Two main macrolide-resistant S. pneumoniae phenotypes have been reported (1). The first has a high level of resistance to all macrolides, lincosamides, ketolides, and streptogramins B due to ribosomal dimethylation, 23S rRNA mutations, or ribosomal protein mutations (MLSB, MSB, ML, MKSB, and K phenotypes). The second is characterized by a low-level resistance (e.g., MIC 2–4 mg/L) to only 14- and 15-member ring macrolides (M phenotype) because of mef gene–mediated active drug efflux mechanism.
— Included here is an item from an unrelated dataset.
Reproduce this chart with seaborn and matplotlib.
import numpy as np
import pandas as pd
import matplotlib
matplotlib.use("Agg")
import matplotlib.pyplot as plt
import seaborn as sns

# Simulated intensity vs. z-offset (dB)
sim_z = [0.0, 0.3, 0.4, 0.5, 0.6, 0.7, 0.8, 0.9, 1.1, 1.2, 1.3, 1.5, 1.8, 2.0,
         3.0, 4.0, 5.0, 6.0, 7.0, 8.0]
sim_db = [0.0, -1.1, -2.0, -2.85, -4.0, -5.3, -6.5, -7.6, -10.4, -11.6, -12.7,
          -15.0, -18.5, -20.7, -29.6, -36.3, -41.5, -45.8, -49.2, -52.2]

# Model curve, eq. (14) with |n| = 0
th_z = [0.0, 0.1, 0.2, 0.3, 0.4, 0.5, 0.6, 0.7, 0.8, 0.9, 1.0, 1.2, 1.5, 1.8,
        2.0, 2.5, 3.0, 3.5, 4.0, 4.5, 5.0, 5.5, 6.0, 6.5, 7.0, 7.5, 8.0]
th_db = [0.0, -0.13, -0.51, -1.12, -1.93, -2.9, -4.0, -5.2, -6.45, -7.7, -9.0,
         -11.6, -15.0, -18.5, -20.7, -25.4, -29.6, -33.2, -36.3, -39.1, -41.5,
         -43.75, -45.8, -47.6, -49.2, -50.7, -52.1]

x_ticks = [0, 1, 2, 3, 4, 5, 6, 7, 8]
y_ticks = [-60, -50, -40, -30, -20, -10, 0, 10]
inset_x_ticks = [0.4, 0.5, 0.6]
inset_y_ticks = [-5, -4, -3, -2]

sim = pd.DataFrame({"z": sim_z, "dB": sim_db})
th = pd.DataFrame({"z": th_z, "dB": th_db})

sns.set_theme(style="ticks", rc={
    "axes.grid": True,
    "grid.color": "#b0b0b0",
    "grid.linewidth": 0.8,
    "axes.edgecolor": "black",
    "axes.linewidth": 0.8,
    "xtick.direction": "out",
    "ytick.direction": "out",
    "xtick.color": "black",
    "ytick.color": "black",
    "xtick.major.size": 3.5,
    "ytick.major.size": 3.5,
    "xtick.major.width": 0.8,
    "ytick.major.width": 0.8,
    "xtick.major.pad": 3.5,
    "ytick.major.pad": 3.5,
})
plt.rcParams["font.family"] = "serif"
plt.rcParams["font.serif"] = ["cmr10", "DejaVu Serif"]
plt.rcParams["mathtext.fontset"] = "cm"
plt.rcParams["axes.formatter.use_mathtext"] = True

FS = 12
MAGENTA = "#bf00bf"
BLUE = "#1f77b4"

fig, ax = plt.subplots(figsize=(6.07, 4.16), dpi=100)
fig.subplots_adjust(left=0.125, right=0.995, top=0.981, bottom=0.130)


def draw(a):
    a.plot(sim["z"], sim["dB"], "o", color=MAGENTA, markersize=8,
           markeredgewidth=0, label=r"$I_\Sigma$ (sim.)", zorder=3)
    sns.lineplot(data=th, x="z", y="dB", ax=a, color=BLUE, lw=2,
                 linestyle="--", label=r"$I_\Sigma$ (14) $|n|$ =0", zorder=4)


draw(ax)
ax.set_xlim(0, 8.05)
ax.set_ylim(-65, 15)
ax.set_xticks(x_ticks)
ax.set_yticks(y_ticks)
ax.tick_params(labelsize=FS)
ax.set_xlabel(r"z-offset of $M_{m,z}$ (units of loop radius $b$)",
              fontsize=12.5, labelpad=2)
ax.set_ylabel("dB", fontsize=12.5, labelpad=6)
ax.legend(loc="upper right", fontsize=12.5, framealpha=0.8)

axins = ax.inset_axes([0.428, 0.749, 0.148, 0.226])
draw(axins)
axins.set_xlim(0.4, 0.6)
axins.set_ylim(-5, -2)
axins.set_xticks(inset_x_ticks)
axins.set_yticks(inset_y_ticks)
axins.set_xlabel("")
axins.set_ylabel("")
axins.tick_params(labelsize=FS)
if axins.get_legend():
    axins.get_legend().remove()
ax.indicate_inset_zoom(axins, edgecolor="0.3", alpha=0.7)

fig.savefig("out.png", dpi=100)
In January 2005, an erythromycin-susceptible but clindamycin-resistant pneumococcal strain was obtained from a conjunctival swab of a 10-month-old female outpatient attending the daycare center of the Clinic and Laboratory of Infectious Diseases, Siena University, Siena, Italy. To our knowledge, such a phenotype has not been reported in the international literature for S. pneumoniae, although a similar phenotype of Streptococcus agalactiae was described by Malbruny et al. (2).
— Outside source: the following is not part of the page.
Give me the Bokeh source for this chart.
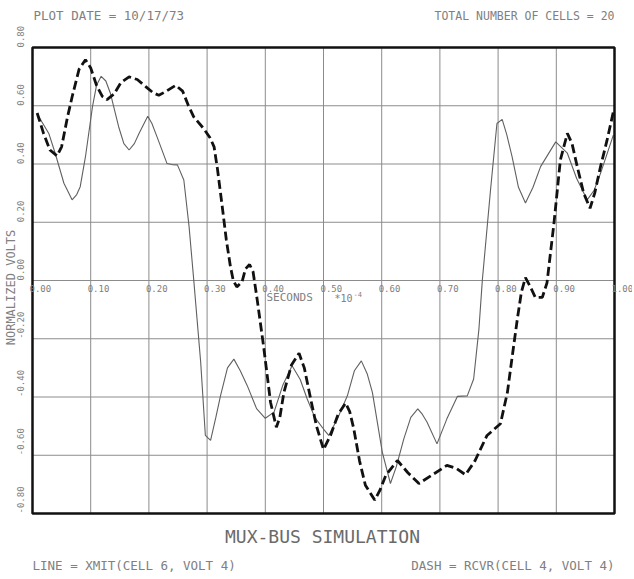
import math
from bokeh.plotting import figure
from bokeh.models import Range1d
from bokeh.core.properties import value
from bokeh.embed import file_html
from bokeh.resources import INLINE

# ---------------- data ----------------
rcvr_x = [0.008, 0.019, 0.030, 0.042, 0.050, 0.060, 0.068, 0.080, 0.091, 0.100,
          0.110, 0.120, 0.128, 0.140, 0.152, 0.166, 0.180, 0.195, 0.207, 0.217,
          0.230, 0.246, 0.258, 0.268, 0.277, 0.294, 0.305, 0.312, 0.318, 0.326,
          0.333, 0.340, 0.345, 0.351, 0.360, 0.366, 0.373, 0.379, 0.386, 0.397,
          0.409, 0.419, 0.425, 0.432, 0.445, 0.458, 0.467, 0.478, 0.488, 0.500,
          0.512, 0.525, 0.538, 0.545, 0.552, 0.562, 0.572, 0.588, 0.597, 0.607,
          0.627, 0.645, 0.664, 0.685, 0.712, 0.728, 0.744, 0.760, 0.781, 0.804,
          0.816, 0.825, 0.833, 0.840, 0.847, 0.855, 0.864, 0.876, 0.884, 0.896,
          0.907, 0.919, 0.927, 0.936, 0.947, 0.958, 0.966, 0.976, 0.987, 0.998]
rcvr_y = [0.575, 0.505, 0.448, 0.428, 0.459, 0.560, 0.630, 0.725, 0.758, 0.730,
          0.670, 0.632, 0.621, 0.640, 0.680, 0.699, 0.690, 0.665, 0.645, 0.636,
          0.650, 0.670, 0.650, 0.600, 0.562, 0.522, 0.490, 0.459, 0.380, 0.254,
          0.140, 0.049, 0.000, -0.022, -0.005, 0.040, 0.055, 0.030, -0.065, -0.225,
          -0.418, -0.504, -0.470, -0.384, -0.290, -0.250, -0.300, -0.407, -0.500, -0.580,
          -0.532, -0.460, -0.421, -0.450, -0.509, -0.620, -0.703, -0.754, -0.720, -0.669,
          -0.618, -0.660, -0.697, -0.670, -0.635, -0.645, -0.667, -0.620, -0.532, -0.492,
          -0.384, -0.250, -0.133, -0.040, 0.010, -0.020, -0.058, -0.058, -0.008, 0.197,
          0.414, 0.505, 0.470, 0.391, 0.300, 0.248, 0.300, 0.391, 0.480, 0.579]

xmit_x = [0.008, 0.016, 0.028, 0.039, 0.054, 0.068, 0.076, 0.082, 0.091, 0.103,
          0.110, 0.118, 0.126, 0.134, 0.148, 0.157, 0.166, 0.175, 0.183, 0.198,
          0.205, 0.214, 0.231, 0.240, 0.249, 0.260, 0.269, 0.277, 0.289, 0.297,
          0.306, 0.315, 0.323, 0.335, 0.346, 0.357, 0.369, 0.385, 0.400, 0.415,
          0.430, 0.446, 0.460, 0.472, 0.485, 0.500, 0.509, 0.525, 0.541, 0.553,
          0.565, 0.575, 0.584, 0.601, 0.615, 0.625, 0.638, 0.650, 0.662, 0.670,
          0.678, 0.695, 0.712, 0.730, 0.747, 0.758, 0.767, 0.773, 0.787, 0.798,
          0.807, 0.815, 0.824, 0.835, 0.847, 0.860, 0.873, 0.899, 0.919, 0.935,
          0.953, 0.965, 0.976, 0.998]
xmit_y = [0.573, 0.545, 0.505, 0.437, 0.334, 0.277, 0.295, 0.322, 0.425, 0.596,
          0.670, 0.701, 0.685, 0.642, 0.528, 0.470, 0.448, 0.470, 0.505, 0.564,
          0.540, 0.493, 0.402, 0.398, 0.397, 0.345, 0.186, 0.003, -0.281, -0.532,
          -0.549, -0.470, -0.396, -0.300, -0.270, -0.310, -0.361, -0.440, -0.473, -0.452,
          -0.360, -0.293, -0.340, -0.407, -0.470, -0.510, -0.532, -0.470, -0.396, -0.310,
          -0.276, -0.320, -0.384, -0.589, -0.697, -0.640, -0.544, -0.470, -0.441, -0.460,
          -0.487, -0.561, -0.475, -0.398, -0.396, -0.338, -0.168, 0.003, 0.311, 0.539,
          0.553, 0.500, 0.425, 0.320, 0.266, 0.320, 0.391, 0.476, 0.437, 0.350,
          0.277, 0.310, 0.368, 0.499]

x_ticks = [0.0, 0.1, 0.2, 0.3, 0.4, 0.5, 0.6, 0.7, 0.8, 0.9, 1.0]
x_tick_labels = ["0.00", "0.10", "0.20", "0.30", "0.40", "0.50",
                 "0.60", "0.70", "0.80", "0.90", "1.00"]
y_ticks = [-0.8, -0.6, -0.4, -0.2, 0.0, 0.2, 0.4, 0.6, 0.8]
y_tick_labels = ["-0.80", "-0.60", "-0.40", "-0.20", "0.00",
                 "0.20", "0.40", "0.60", "0.80"]

header_left = "PLOT DATE = 10/17/73"
header_right = "TOTAL NUMBER OF CELLS = 20"
title_text = "MUX-BUS SIMULATION"
legend_line = "LINE = XMIT(CELL 6, VOLT 4)"
legend_dash = "DASH = RCVR(CELL 4, VOLT 4)"
y_label = "NORMALIZED VOLTS"
x_label = "SECONDS"
x_mult = "*10"
x_exp = "-4"

# ---------------- layout ----------------
W, H = 632, 577
L, T = 32, 47                 # frame left / top (px)
R, B = W - 614, H - 513       # frame right / bottom margins (px)
X0, X1, Y0, Y1 = 0.0, 1.0, -0.8, 0.8
sx = (W - L - R) / (X1 - X0)
sy = (H - T - B) / (Y1 - Y0)


def fx(px):
    return X0 + (px - L) / sx


def fy(py):
    return Y1 - (py - T) / sy


p = figure(width=W, height=H,
           x_range=Range1d(X0 - L / sx, X1 + R / sx),
           y_range=Range1d(Y0 - B / sy, Y1 + T / sy),
           output_backend="svg", toolbar_location=None,
           x_axis_location=None, y_axis_location=None,
           min_border=0)
p.grid.visible = False
p.outline_line_color = None
p.background_fill_color = "white"
p.border_fill_color = "white"

MONO = value("DejaVu Sans Mono")
GREY = "#808080"

# grid lines
p.segment(x0=x_ticks, y0=[Y0] * len(x_ticks), x1=x_ticks, y1=[Y1] * len(x_ticks),
          line_color="#8c8c8c", line_width=1)
p.segment(x0=[X0] * len(y_ticks), y0=y_ticks, x1=[X1] * len(y_ticks), y1=y_ticks,
          line_color="#8c8c8c", line_width=1)

# curves
p.line(xmit_x, xmit_y, line_color="#606060", line_width=1.1)
p.line(rcvr_x, rcvr_y, line_color="#111111", line_width=2.8, line_dash="9 4")

# frame
p.quad(left=[X0], right=[X1], bottom=[Y0], top=[Y1], fill_color=None,
       line_color="#111111", line_width=2.5)

# tick labels
p.text(x=x_ticks, y=[0.0] * len(x_ticks), text=x_tick_labels,
       x_offset=-3, y_offset=4, text_align="left", text_baseline="top",
       text_font=MONO, text_font_size="9px", text_color=GREY)
p.text(x=[X0] * len(y_ticks), y=y_ticks, text=y_tick_labels,
       angle=math.pi / 2, x_offset=-12, text_align="left", text_baseline="middle",
       text_font=MONO, text_font_size="9px", text_color=GREY)

# axis labels
p.text(x=[fx(10)], y=[fy(287)], text=[y_label], angle=math.pi / 2,
       text_align="center", text_baseline="middle",
       text_font=MONO, text_font_size="12px", text_color=GREY)
p.text(x=[fx(266)], y=[fy(297)], text=[x_label], text_align="left",
       text_baseline="middle", text_font=MONO, text_font_size="11px", text_color=GREY)
p.text(x=[fx(334)], y=[fy(298)], text=[x_mult], text_align="left",
       text_baseline="middle", text_font=MONO, text_font_size="10px", text_color=GREY)
p.text(x=[fx(353)], y=[fy(293)], text=[x_exp], text_align="left",
       text_baseline="middle", text_font=MONO, text_font_size="7px", text_color=GREY)

# header / footer
p.text(x=[fx(33)], y=[fy(15)], text=[header_left], text_align="left",
       text_baseline="middle", text_font=MONO, text_font_size="12.5px", text_color=GREY)
p.text(x=[fx(614)], y=[fy(15)], text=[header_right], text_align="right",
       text_baseline="middle", text_font=MONO, text_font_size="11.5px", text_color=GREY)
p.text(x=[fx(322)], y=[fy(536)], text=[title_text], text_align="center",
       text_baseline="middle", text_font=MONO, text_font_size="18px", text_color="#6a6a6a")
p.text(x=[fx(32)], y=[fy(565)], text=[legend_line], text_align="left",
       text_baseline="middle", text_font=MONO, text_font_size="12.5px", text_color=GREY)
p.text(x=[fx(614)], y=[fy(565)], text=[legend_dash], text_align="right",
       text_baseline="middle", text_font=MONO, text_font_size="12.5px", text_color=GREY)

open("out.html", "w").write(file_html(p, INLINE))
The S. pneumoniae isolate was identified by standard procedures (3) and confirmed by PCR for the common capsule gene cpsA (4). Serotyping, performed by Quellung reaction, showed a 35F serotype. Susceptibility testing was carried out by disk diffusion and confirmed with E-test according to Clinical and Laboratory Standards Institute standards (5,6) for penicillin, ceftriaxone, ciprofloxacin, erythromycin, clindamycin, linezolid, and quinupristin-dalfopristin. For telithromycin, because an E-test strip was unavailable, a microbroth diluiton method was used.
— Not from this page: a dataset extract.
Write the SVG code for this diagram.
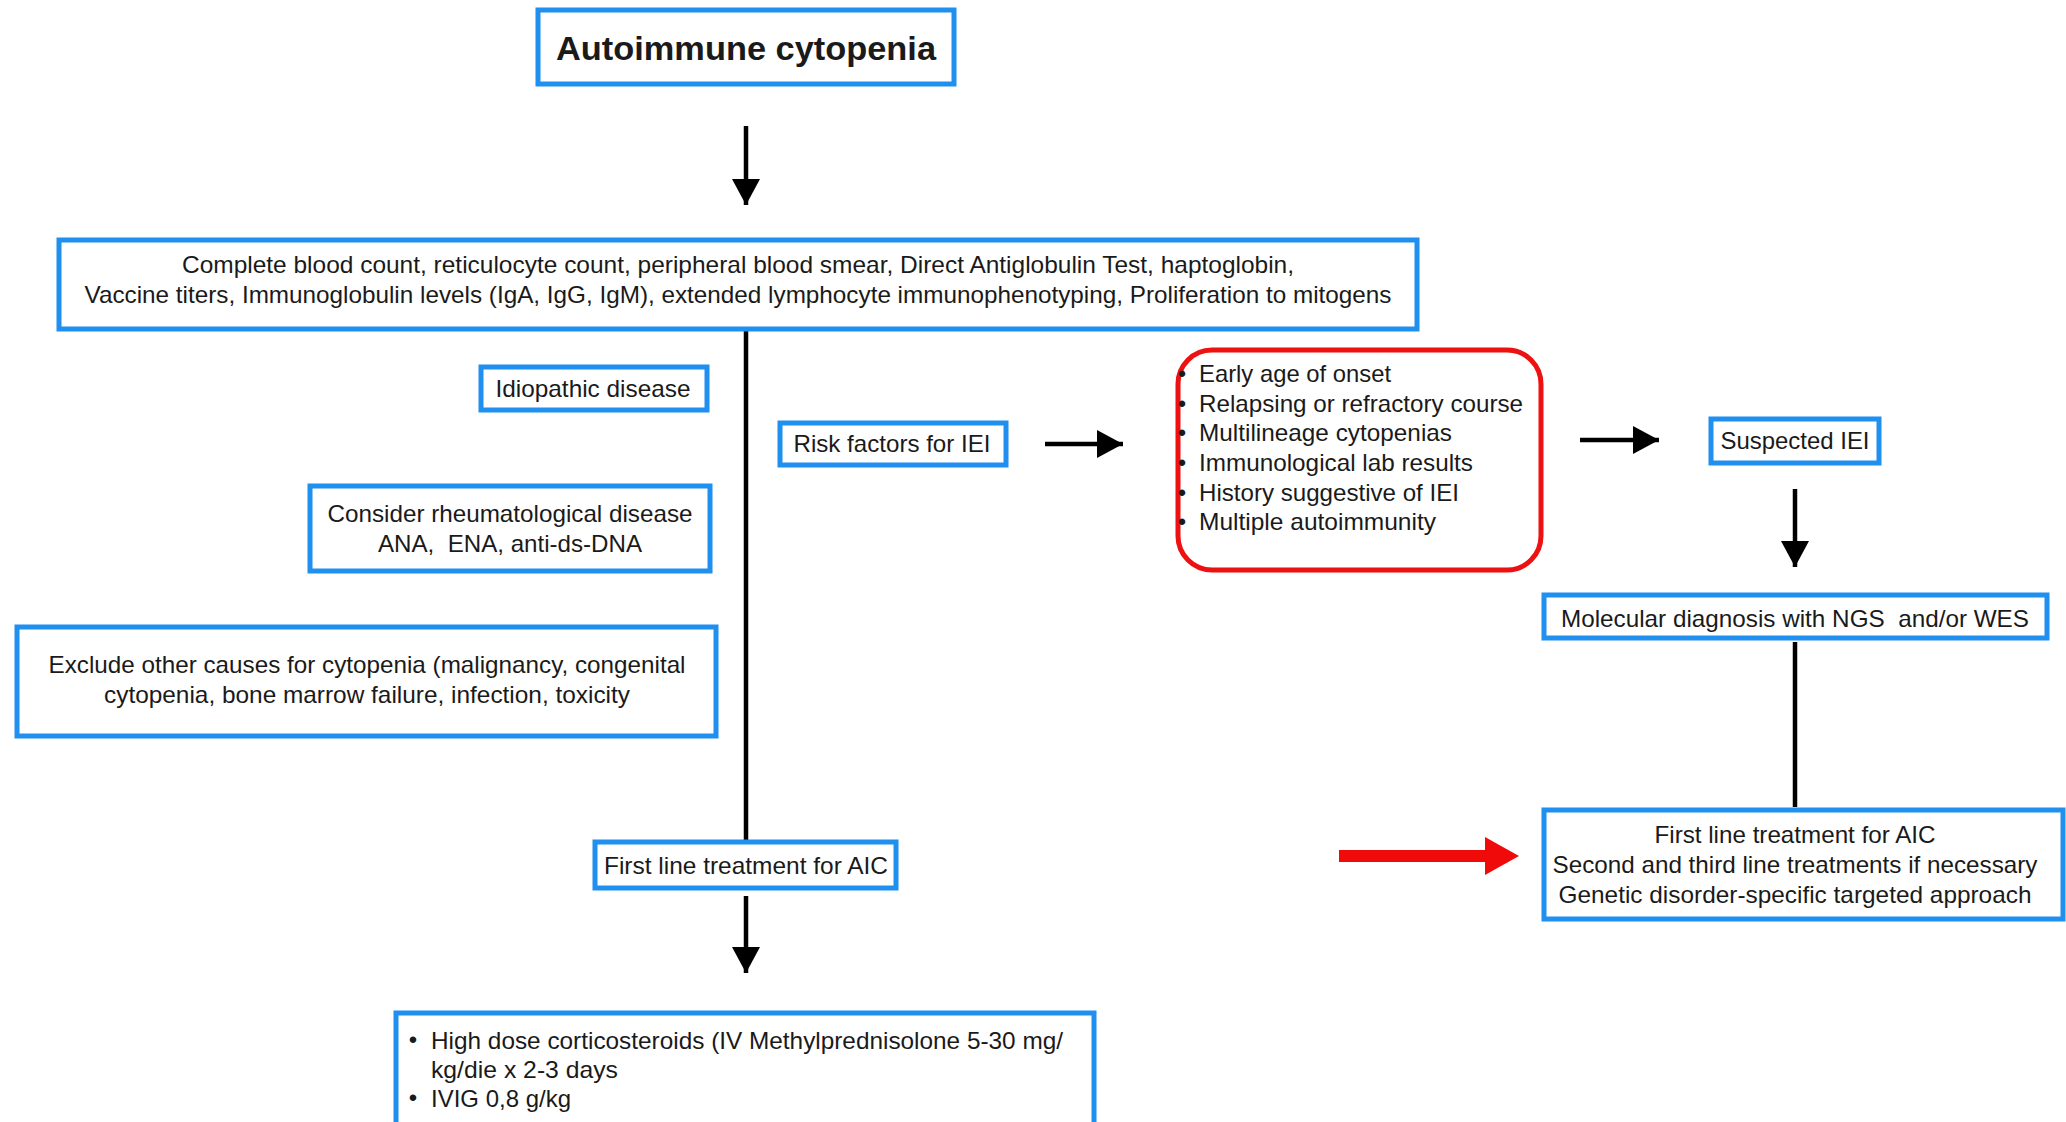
<svg xmlns="http://www.w3.org/2000/svg" width="2066" height="1122" viewBox="0 0 2066 1122">
  <style>
    .box { fill: #ffffff; stroke: #1f8ff0; stroke-width: 5; }
    .risk { fill: #ffffff; stroke: #ee1111; stroke-width: 5; }
    text { font-family: "Liberation Sans", Arial, Helvetica, sans-serif; font-size: 24px; fill: #1a1a1a; }
    .c { text-anchor: middle; }
    .title { font-size: 33px; font-weight: bold; }
    .flow { stroke: #000000; stroke-width: 4.5; fill: none; }
  </style>
  <defs>
    <marker id="head" markerUnits="userSpaceOnUse" markerWidth="28" markerHeight="28" refX="26" refY="14" orient="auto">
      <path d="M0,0 L26,14 L0,28 z" fill="#000000"/>
    </marker>
  </defs>
  <rect width="2066" height="1122" fill="#ffffff"/>

  <!-- connectors -->
  <g id="connectors">
    <line class="flow" x1="746" y1="126" x2="746" y2="205" marker-end="url(#head)"/>
    <line class="flow" x1="746" y1="329" x2="746" y2="841"/>
    <line class="flow" x1="746" y1="896" x2="746" y2="973" marker-end="url(#head)"/>
    <line class="flow" x1="1045" y1="444" x2="1123" y2="444" marker-end="url(#head)"/>
    <line class="flow" x1="1580" y1="440" x2="1659" y2="440" marker-end="url(#head)"/>
    <line class="flow" x1="1795" y1="489" x2="1795" y2="567" marker-end="url(#head)"/>
    <line class="flow" x1="1795" y1="642" x2="1795" y2="807"/>
    <!-- red highlight arrow -->
    <line x1="1339" y1="856" x2="1488" y2="856" stroke="#f00a0a" stroke-width="12"/>
    <polygon points="1485,837 1519,856 1485,875" fill="#f00a0a"/>
  </g>

  <g id="n-title">
    <rect class="box" x="538" y="10" width="416" height="74"/>
    <text class="c title" x="746" y="60" textLength="380" lengthAdjust="spacingAndGlyphs">Autoimmune cytopenia</text>
  </g>

  <g id="n-workup">
    <rect class="box" x="59" y="240" width="1358" height="89"/>
    <text class="c" x="738" y="273" textLength="1112" lengthAdjust="spacingAndGlyphs">Complete blood count, reticulocyte count, peripheral blood smear, Direct Antiglobulin Test, haptoglobin,</text>
    <text class="c" x="738" y="303" textLength="1307" lengthAdjust="spacingAndGlyphs">Vaccine titers, Immunoglobulin levels (IgA, IgG, IgM), extended lymphocyte immunophenotyping, Proliferation to mitogens</text>
  </g>

  <g id="n-idiopathic">
    <rect class="box" x="481" y="367" width="226" height="43"/>
    <text class="c" x="593" y="397" textLength="195" lengthAdjust="spacingAndGlyphs">Idiopathic disease</text>
  </g>

  <g id="n-rheum">
    <rect class="box" x="310" y="486" width="400" height="85"/>
    <text class="c" x="510" y="522" textLength="365" lengthAdjust="spacingAndGlyphs">Consider rheumatological disease</text>
    <text class="c" x="510" y="552" textLength="264" lengthAdjust="spacingAndGlyphs">ANA,&#160; ENA, anti-ds-DNA</text>
  </g>

  <g id="n-exclude">
    <rect class="box" x="17" y="627" width="699" height="109"/>
    <text class="c" x="367" y="673" textLength="637" lengthAdjust="spacingAndGlyphs">Exclude other causes for cytopenia (malignancy, congenital</text>
    <text class="c" x="367" y="703" textLength="526" lengthAdjust="spacingAndGlyphs">cytopenia, bone marrow failure, infection, toxicity</text>
  </g>

  <g id="n-risk">
    <rect class="box" x="780" y="423" width="226" height="42"/>
    <text class="c" x="892" y="452" textLength="197" lengthAdjust="spacingAndGlyphs">Risk factors for IEI</text>
  </g>

  <g id="n-riskfactors">
    <rect class="risk" x="1178" y="350" width="363" height="220" rx="34" ry="34"/>
    <g>
      <text class="c" x="1182" y="382">•</text>
      <text class="c" x="1182" y="412">•</text>
      <text class="c" x="1182" y="441">•</text>
      <text class="c" x="1182" y="471">•</text>
      <text class="c" x="1182" y="501">•</text>
      <text class="c" x="1182" y="530">•</text>
    </g>
    <text x="1199" y="382" textLength="192" lengthAdjust="spacingAndGlyphs">Early age of onset</text>
    <text x="1199" y="412" textLength="324" lengthAdjust="spacingAndGlyphs">Relapsing or refractory course</text>
    <text x="1199" y="441" textLength="253" lengthAdjust="spacingAndGlyphs">Multilineage cytopenias</text>
    <text x="1199" y="471" textLength="274" lengthAdjust="spacingAndGlyphs">Immunological lab results</text>
    <text x="1199" y="501" textLength="260" lengthAdjust="spacingAndGlyphs">History suggestive of IEI</text>
    <text x="1199" y="530" textLength="237" lengthAdjust="spacingAndGlyphs">Multiple autoimmunity</text>
  </g>

  <g id="n-suspected">
    <rect class="box" x="1711" y="419" width="168" height="44"/>
    <text class="c" x="1795" y="449" textLength="149" lengthAdjust="spacingAndGlyphs">Suspected IEI</text>
  </g>

  <g id="n-molecular">
    <rect class="box" x="1544" y="595" width="503" height="43"/>
    <text class="c" x="1795" y="627" textLength="468" lengthAdjust="spacingAndGlyphs">Molecular diagnosis with NGS&#160; and/or WES</text>
  </g>

  <g id="n-targeted">
    <rect class="box" x="1544" y="810" width="519" height="109"/>
    <text class="c" x="1795" y="843" textLength="281" lengthAdjust="spacingAndGlyphs">First line treatment for AIC</text>
    <text class="c" x="1795" y="873" textLength="485" lengthAdjust="spacingAndGlyphs">Second and third line treatments if necessary</text>
    <text class="c" x="1795" y="903" textLength="473" lengthAdjust="spacingAndGlyphs">Genetic disorder-specific targeted approach</text>
  </g>

  <g id="n-firstline">
    <rect class="box" x="595" y="842" width="301" height="46"/>
    <text class="c" x="746" y="874" textLength="284" lengthAdjust="spacingAndGlyphs">First line treatment for AIC</text>
  </g>

  <g id="n-therapy">
    <rect class="box" x="396" y="1013" width="698" height="120"/>
    <text class="c" x="413" y="1048">•</text>
    <text x="431" y="1049" textLength="632" lengthAdjust="spacingAndGlyphs">High dose corticosteroids (IV Methylprednisolone 5-30 mg/</text>
    <text x="431" y="1078" textLength="187" lengthAdjust="spacingAndGlyphs">kg/die x 2-3 days</text>
    <text class="c" x="413" y="1106">•</text>
    <text x="431" y="1107" textLength="140" lengthAdjust="spacingAndGlyphs">IVIG 0,8 g/kg</text>
  </g>
</svg>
The strain was susceptible to ceftriaxone (MIC 0.125 mg/L), ciprofloxacin (MIC 0.125 mg/L), erythromycin (MIC 0.125 mg/L), linezolid (MIC 1.5 mg/L), quinupristin/dalfopristin (MIC 0.5 mg/L), and telithromycin (MIC <0.0035 mg/L); it was not susceptible to penicillin (MIC 0.125 mg/L) and was resistant to clindamycin (MIC 1 mg/L). A triple disk–diffusion test with erythromycin, clindamycin, and josamycin was performed to test resistance inducibility. No inducible pattern was shown.
To understand the possible resistance mechanism, MICs for 2 lincosamides (clindamycin and lincomycin) were determined by using a microbroth dilution method in the presence and absence of 10 mg/L of the efflux pump inhibitor reserpine (Sigma Chemicals, St Louis, MO, USA), as described (7); S. pneumoniae ATCC 49619 and S. mitis 21A29 (mefE+) were used as controls (8). The MICs remained unchanged in the presence of reserpine: 1 mg/L for clindamycin and 4 mg/L for lincomycin.
Preliminary data did not show classic macrolide resistance determinants for S. pneumoniae. Low-level lincosamide resistance suggests the presence of some efflux mechanism, even if no inhibition by reserpine was observed. Moreover, no mutations of ribosomal proteins and of known binding sites for lincosamides in rRNA (1) were shown by sequencing of L22, L4, and 23S rRNA domain II and V genes with primers described by Canu et al. (10). Although these findings are preliminary and the molecular basis for resistance is the subject of ongoing investigation, the identification of this S. pneumoniae phenotype may affect clinical management of pneumococcal infections, especially in the treatment of patients intolerant of β-lactams.
We thank Dr. Elisabetta Mantengoli for useful suggestion on gene sequencing and Sanofi Aventis for providing telithromycin.
Strain serotyping was performed at Streptococcal Reference Unit of Respiratory and Systemic Infection Laboratory, Centre for Infections, Health Protection Agency, London, UK.